We see that aggressive M&A strategies that add specialized compute infrastructures to their product serve as a huge value added. AWS acquired Annapurna Labs in 2016, fueling growth by integrating ASICs into AWS’s EC2 offering. AMD acquired Xilinx in 2020 and Pensando in 2022 to add FPGAs and smartNICs to its product line. Qualcomm acquired Nuvia, headed by the Chief Architect of Apple’s revolutionary M1 chip. As businesses increasingly rely on TTM solutions to be competitive, compute capabilities become more competitive and specialized solutions are winning market share.
Building ASICs
While hyperscalers and enterprise companies traditionally focused on, and excelled in software solutions, today they are aggressively developing their own specialized hardware – some more successfully than others.

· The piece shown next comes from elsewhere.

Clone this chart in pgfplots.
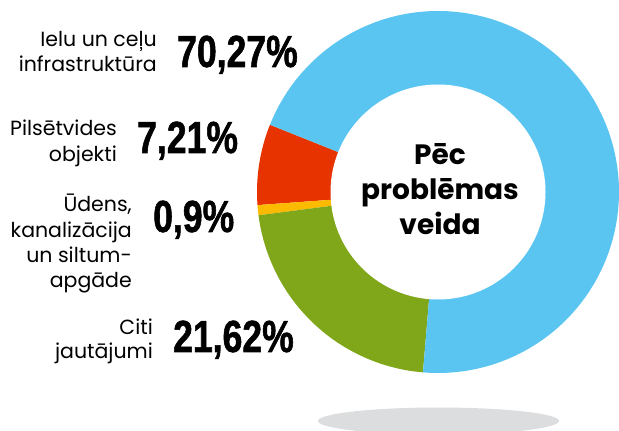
\documentclass[border=0pt]{standalone}
\usepackage{pgfplots}
\pgfplotsset{compat=1.18}
\usepackage{fontspec}
\setmainfont{Poppins}
\newfontfamily\numfont[FakeStretch=0.79,FakeBold=1.2]{Liberation Sans}
\definecolor{cblue}{RGB}{91,197,241}
\definecolor{cred}{RGB}{230,51,0}
\definecolor{corange}{RGB}{252,186,0}
\definecolor{cgreen}{RGB}{128,166,26}
\definecolor{cshadow}{RGB}{220,221,223}
% shares (%)
\def\vRed{7.21}
\def\vOrange{0.9}
\def\vGreen{21.62}
\def\vBlue{70.27}
\def\startangle{158.2}
\pgfmathsetmacro\aA{\startangle}
\pgfmathsetmacro\aB{\aA+3.6*\vRed}
\pgfmathsetmacro\aC{\aB+3.6*\vOrange}
\pgfmathsetmacro\aD{\aC+3.6*\vGreen}
\pgfmathsetmacro\aE{\aD+3.6*\vBlue}
\def\cx{438}
\def\cy{239}
\def\R{181}
\def\r{107.5}
\newcommand{\lab}[3]{\node[anchor=base east,inner sep=0pt,font=\fontsize{20.5bp}{24bp}\selectfont] at (axis cs:#1,431-#2) {#3};}
\newcommand{\pct}[3]{\node[anchor=base west,inner sep=0pt,font=\numfont\bfseries\fontsize{45bp}{50bp}\selectfont] at (axis cs:#1,431-#2) {#3};}
\newcommand{\ttl}[2]{\node[anchor=base,inner sep=0pt,font=\bfseries\fontsize{28bp}{34bp}\selectfont] at (axis cs:440,431-#1) {#2};}
\begin{document}
\begin{tikzpicture}
\begin{axis}[hide axis, scale only axis, width=619bp, height=431bp,
  xmin=0, xmax=619, ymin=0, ymax=431, clip=true]
\path (axis cs:0,0) rectangle (axis cs:619,431);
% shadow
\addplot[fill=cshadow, draw=none, domain=0:360, samples=120, variable=\t]
  ({438.5+120.5*cos(\t)}, {10+13.5*sin(\t)}) -- cycle;
% slices
\addplot[fill=cred, draw=none, domain=\aA:\aB, samples=40, variable=\t]
  ({\cx+\R*cos(\t)}, {\cy+\R*sin(\t)}) -- (axis cs:\cx,\cy) -- cycle;
\addplot[fill=corange, draw=none, domain=\aB:\aC, samples=10, variable=\t]
  ({\cx+\R*cos(\t)}, {\cy+\R*sin(\t)}) -- (axis cs:\cx,\cy) -- cycle;
\addplot[fill=cgreen, draw=none, domain=\aC:\aD, samples=80, variable=\t]
  ({\cx+\R*cos(\t)}, {\cy+\R*sin(\t)}) -- (axis cs:\cx,\cy) -- cycle;
\addplot[fill=cblue, draw=none, domain=\aD:\aE, samples=200, variable=\t]
  ({\cx+\R*cos(\t)}, {\cy+\R*sin(\t)}) -- (axis cs:\cx,\cy) -- cycle;
% hole
\addplot[fill=white, draw=none, domain=0:360, samples=200, variable=\t]
  ({\cx+\r*cos(\t)}, {\cy+\r*sin(\t)}) -- cycle;
% centre title
\ttl{165}{Pēc}
\ttl{200}{problēmas}
\ttl{235}{veida}
% labels
\lab{157}{47}{Ielu un ceļu}
\lab{157}{72}{infrastruktūra}
\pct{177}{67}{70,27\%}
\lab{117}{136}{Pilsētvides}
\lab{117}{162}{objekti}
\pct{137}{153}{7,21\%}
\lab{132}{212}{Ūdens,}
\lab{132}{238}{kanalizācija}
\lab{132}{263}{un siltum-}
\lab{132}{288}{apgāde}
\pct{153}{232}{0,9\%}
\lab{153}{335}{Citi}
\lab{153}{359}{jautājumi}
\pct{173}{352}{21,62\%}
\end{axis}
\end{tikzpicture}
\end{document}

Companies including Block, Meta, Google, Apple, and Amazon are expanding their in-house teams of chip design engineers dedicated to hardware infrastructure. Though many companies struggle with building hardware, success can translate into massive revenues; developing the right hardware can be the ‘make it or break it’ for expansion. For example, Google Cloud’s TPU accelerates dense vector and matrix computations (for ML) and contributed to Google Cloud increasing its cloud computing market share in 2022.
Cloud providers such as Microsoft Azure, Oracle and others seek next-gen compute solutions that will help them diversify and maximize their offerings and grow market share. Security and privacy are a top concern for them as they seek to appeal to sectors that cannot modernize their workloads to the cloud but that represent hundreds of billions of dollars of potential revenue. Once robust hardware and software solutions are available to implement scalable solutions for complex operations, such as FHE, ZKP and others, this market will quadruple in size.
Conclusion
Disruptive new compute technologies will continue to reshape our present and future, affecting every aspect of our lives. With a barrage of novel software and hardware breakthroughs across Blockchain, Quantum, AI and Privacy, we’re certain to see almost every global industry affected, hopefully for the better.